Elias Abuelazam: The Multi-State Serial Stabber
Unclear Motive
Out of 16 attacks believed carried out by the killer in Flint, only two of the victims were described as white. According to Chief Lock, the stabber did not rob his victims, leaving investigators with no clear motive for the attacks.
"We are still trying to nail that down in particular," Lock told AOL News. "But we are trying to be responsive to the community and warn the community while we are still gathering that information and putting it together."
Lock would not provide an opinion on whether he or his investigators believe the perpetrator was selecting his victims based on race, and would only characterize the victims as "vulnerable citizens." Despite the difficulties of the case, Lock told AOL News that he remained hopeful that the case would be solved "real soon," and urged residents to be extra cautious in the meantime.

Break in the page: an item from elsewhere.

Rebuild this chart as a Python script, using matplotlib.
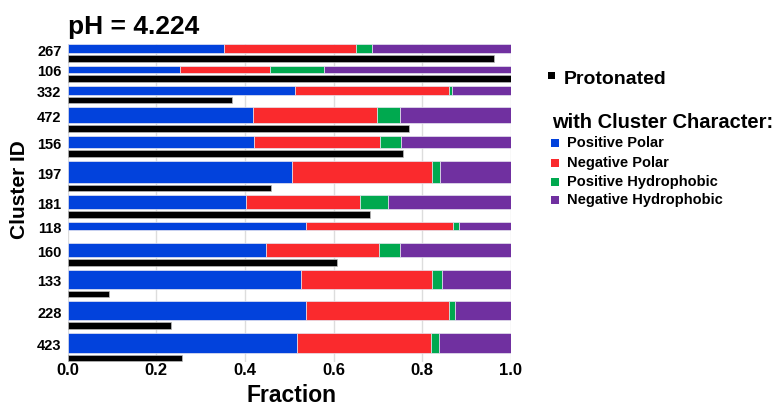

"We just ask them to be careful," Lock said. "When they are out by themselves at night and someone wants some help or some information from them, be wary of those individuals and try not to be by themselves."
Many of the surviving victims provided police with similar descriptions of their attacker: a white male, between five feet, eleven inches, and six feet, two inches in height, 180-210 pounds, with light-colored hair, a goatee and a muscular build. He was also said to have big feet. A number of witnesses told the police that the suspect had been driving a dark green Chevy Blazer with tan trim; their descriptions suggested the model year to be between 1995 and 2004. Two of the surviving victims helped Michigan State Police create a sketch of the suspect in which he was depicted as wearing a baseball cap.
Meanwhile, the NAACP told The Detroit News that it was concerned about the manner in which the case had been handled, and was particularly alarmed that police had not made the attacks public until August 3, 2010.
"Why didn't we know about it?" Frances Gilcreast, president of the Flint branch of the NAACP, asked a reporter. "We didn't know there was anybody out there stabbing black folk. If it had been in another community, and it had been vice versa, they would have alerted them."
Some of the Flint victims said they would have exercised more caution if they had known that a serial killer was in their midst. The police responded that there was little early in the attacks to suggest anything other than the unconnected occurrence of street violence in Flint, a city plagued by unemployment and hard economic times.
Profiler Robert Keppel, a retired Washington state homicide detective involved in tracking the Green River Killer and serial killer Ted Bundy, recently said that he believes the serial stabber stalked and attacked his victims simply for the thrill of it, and that other attacks likely had been committed by the perpetrator prior to the Flint stabbings.
"He's got a bunch of them," Keppel said. "You're going to be trying to track him down in his travels, and probably every place he's been he's attacked someone."